このような背景を学んでいない日本人がNワードを使うことは文化の盗用に当たる可能性がある。ここでいう文化の盗用とは、自分が属していない社会や民族の伝統や風習などの一部だけを切り取ってまねるという行為を指す。事実、英語のアプロプリエーションには「横取り」や「私物化」などの意味がある。
同時に、まねられた側が不快な思いをするかもしれないという配慮や想像力が欠落している証拠だとも言えるだろう。
▽求められるのは「敬意を払う」こと
このような批判に対しては「リスペクトしている」などとする反論が起きる可能性がある。だが、その言葉や表現が生まれた背景を知らずしてリスペクトしていると言えるのだろうか?
絶対に違う。
日本でも出版されているロングマン現代英英辞典はリスペクトの意味について「尊敬」とともに次のように記している。
「the belief that something or someone is important and should not be harmed,treated rudely etc」
和訳すると「他者は価値があるものであって、傷つけたり、ぞんざいに扱われるべきでないと信じること」となる。日本語の表現で最もしっくり来るのは「敬意を払う」だろう。言葉だけのリスペクトではないことは言うまでもない。
文化の盗用は、日本人に限らない。米国内ではタレントが入信していない宗教の風習をまねて抗議されたり、白人の女性歌手が先住民のネーティブアメリカンの伝統衣装をミュージックビデオで着用して非難されることが起こっている。
テリーさんは「もし私たちの文化を自分の一部として取り入れようと思うなら、アフリカ系米国人が歩んできた歴史と現状を学んでからにしてほしい」と願っている。

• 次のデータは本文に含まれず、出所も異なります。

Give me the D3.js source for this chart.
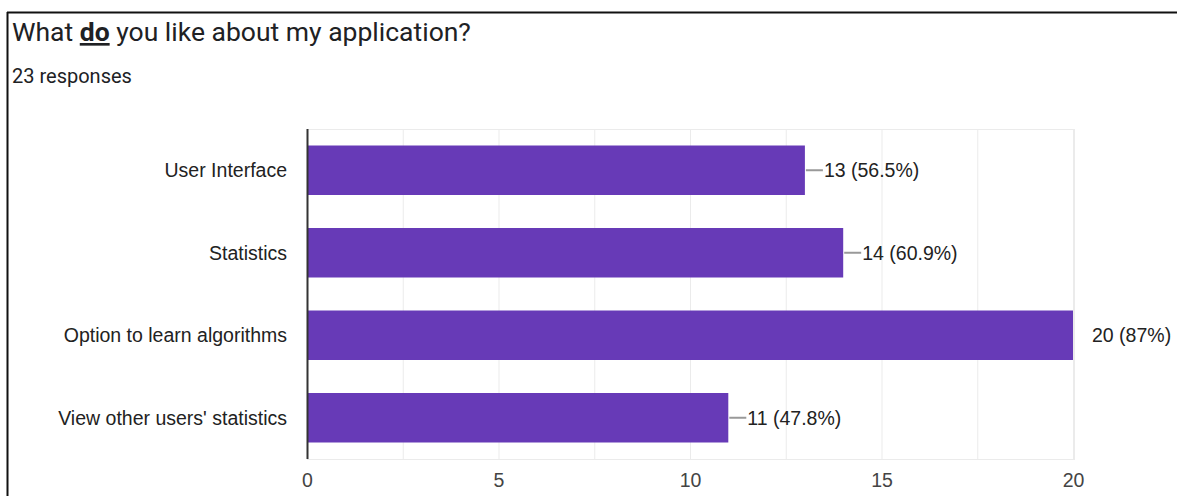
<!DOCTYPE html>
<html>
<head>
<meta charset="utf-8">
<script src="https://cdn.jsdelivr.net/npm/d3@7"></script>
<style>
  body { margin: 0; background: #fff; }
  svg { display: block; }
</style>
</head>
<body>
<script>
var categories = ["User Interface", "Statistics", "Option to learn algorithms", "View other users' statistics"];
var counts = [13, 14, 20, 11];
var percents = ["56.5%", "60.9%", "87%", "47.8%"];
var xTicks = [0, 5, 10, 15, 20];
var gridTicks = [0, 2.5, 5, 7.5, 10, 12.5, 15, 17.5, 20];
var responses = 23;

var W = 1177, H = 496;
var margin = {top: 129, left: 307, right: W - 1073, bottom: H - 459};
var width = W - margin.left - margin.right;
var height = H - margin.top - margin.bottom;
var chartFont = "Arial, 'Liberation Sans', sans-serif";
var chartSize = "19.5px";

var data = categories.map(function(c, i) {
  return {name: c, value: counts[i], pct: percents[i]};
});

var svg = d3.select("body").append("svg")
    .attr("width", W)
    .attr("height", H);

// card border (top + left)
svg.append("line")
    .attr("x1", 7).attr("x2", W).attr("y1", 12.5).attr("y2", 12.5)
    .attr("stroke", "#111").attr("stroke-width", 2);
svg.append("line")
    .attr("x1", 7.5).attr("x2", 7.5).attr("y1", 12).attr("y2", H)
    .attr("stroke", "#111").attr("stroke-width", 2);

// title
var title = svg.append("text")
    .attr("x", 12).attr("y", 41)
    .style("font-family", "Roboto, sans-serif")
    .style("font-size", "26.5px")
    .attr("fill", "#202124");
title.append("tspan").text("What ");
title.append("tspan").text("do")
    .style("font-weight", "bold")
    .style("text-decoration", "underline");
title.append("tspan").text(" you like about my application?");

svg.append("text")
    .attr("x", 12).attr("y", 83)
    .style("font-family", "Roboto, sans-serif")
    .style("font-size", "20px")
    .attr("fill", "#202124")
    .text(responses + " responses");

var x = d3.scaleLinear().domain([0, 20]).range([0, width]);
var y = d3.scaleBand().domain(categories).range([0, height])
    .paddingInner(0.4).paddingOuter(0.2);

var g = svg.append("g")
    .attr("transform", "translate(" + margin.left + "," + margin.top + ")");

svg.append("defs").append("clipPath").attr("id", "plotClip")
  .append("rect")
    .attr("x", margin.left).attr("y", margin.top)
    .attr("width", width).attr("height", height);

// gridlines
g.selectAll(".grid")
    .data(gridTicks)
    .enter().append("line")
    .attr("class", "grid")
    .attr("x1", function(d) { return x(d) + 0.5; })
    .attr("x2", function(d) { return x(d) + 0.5; })
    .attr("y1", 0).attr("y2", height)
    .attr("stroke", "#ebebeb").attr("stroke-width", 1);

g.append("rect")
    .attr("x", 0.5).attr("y", 0.5)
    .attr("width", width + 1).attr("height", height)
    .attr("fill", "none").attr("stroke", "#ebebeb");

// bars
g.selectAll(".bar")
    .data(data)
    .enter().append("rect")
    .attr("class", "bar")
    .attr("x", x(0))
    .attr("y", function(d) { return y(d.name); })
    .attr("width", function(d) { return x(d.value) - x(0); })
    .attr("height", y.bandwidth())
    .attr("fill", "#673ab7");

// leader lines (clipped to plot)
svg.append("g")
    .attr("clip-path", "url(#plotClip)")
  .append("g")
    .attr("transform", "translate(" + margin.left + "," + margin.top + ")")
  .selectAll("line")
    .data(data)
    .enter().append("line")
    .attr("x1", function(d) { return x(d.value) + 1; })
    .attr("x2", function(d) { return x(d.value) + 18; })
    .attr("y1", function(d) { return y(d.name) + y.bandwidth() / 2; })
    .attr("y2", function(d) { return y(d.name) + y.bandwidth() / 2; })
    .attr("stroke", "#999").attr("stroke-width", 2);

// value labels
g.selectAll(".val")
    .data(data)
    .enter().append("text")
    .attr("class", "val")
    .attr("x", function(d) { return x(d.value) + 19; })
    .attr("y", function(d) { return y(d.name) + y.bandwidth() / 2; })
    .attr("dy", "0.35em")
    .style("font-family", chartFont)
    .style("font-size", chartSize)
    .attr("fill", "#222")
    .text(function(d) { return d.value + " (" + d.pct + ")"; });

// category labels
g.selectAll(".cat")
    .data(categories)
    .enter().append("text")
    .attr("class", "cat")
    .attr("x", -20)
    .attr("y", function(d) { return y(d) + y.bandwidth() / 2; })
    .attr("dy", "0.35em")
    .attr("text-anchor", "end")
    .style("font-family", chartFont)
    .style("font-size", chartSize)
    .attr("fill", "#222")
    .text(function(d) { return d; });

// x axis
var xAxis = d3.axisBottom(x).tickValues(xTicks).tickSize(0).tickPadding(14);
var ax = g.append("g")
    .attr("transform", "translate(0," + height + ")")
    .call(xAxis);
ax.select(".domain").remove();
ax.selectAll("text")
    .style("font-family", chartFont)
    .style("font-size", chartSize)
    .attr("fill", "#444");

// y axis line
g.append("line")
    .attr("x1", 0.5).attr("x2", 0.5)
    .attr("y1", 0).attr("y2", height)
    .attr("stroke", "#333").attr("stroke-width", 2);
</script>
</body>
</html>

白人警官による黒人男性暴行死事件に抗議するデモに参加したNBAウィザーズの八村塁(左端)=6月19日、米ワシントン(UPI=共同)
▽日本人に欠けているもの
文化の盗用に対する考え方について、より理解を深めたい―。そう考えた筆者は、さらなる説明を求めた。すると、テリーさんは30年ほど中国武術をやっている米国人の友人を例に教えてくれた。
その友人は中国武術を習ううちに中国の文化や歴史にも興味を持つようになった。今では何でも知っているレベルに至ったそうだ。「異文化を理解する際に最も大切な深みを追求する点が、今の日本人には欠けているように感じる」とテリーさん。
今回の抗議活動をきっかけにアフリカ系米国人が置かれている現状に興味を持った人も少なくないだろう。ならば、日本社会に根付いている米国文化はアフリカ系米国人にもルーツがあるということを学び、知るべきだ。そして、格好やしぐさといった表面的なことを模倣することは誰かを傷つける恐れがあることを強く意識しなければならない。
そう。形をまねるだけでは駄目なのだ。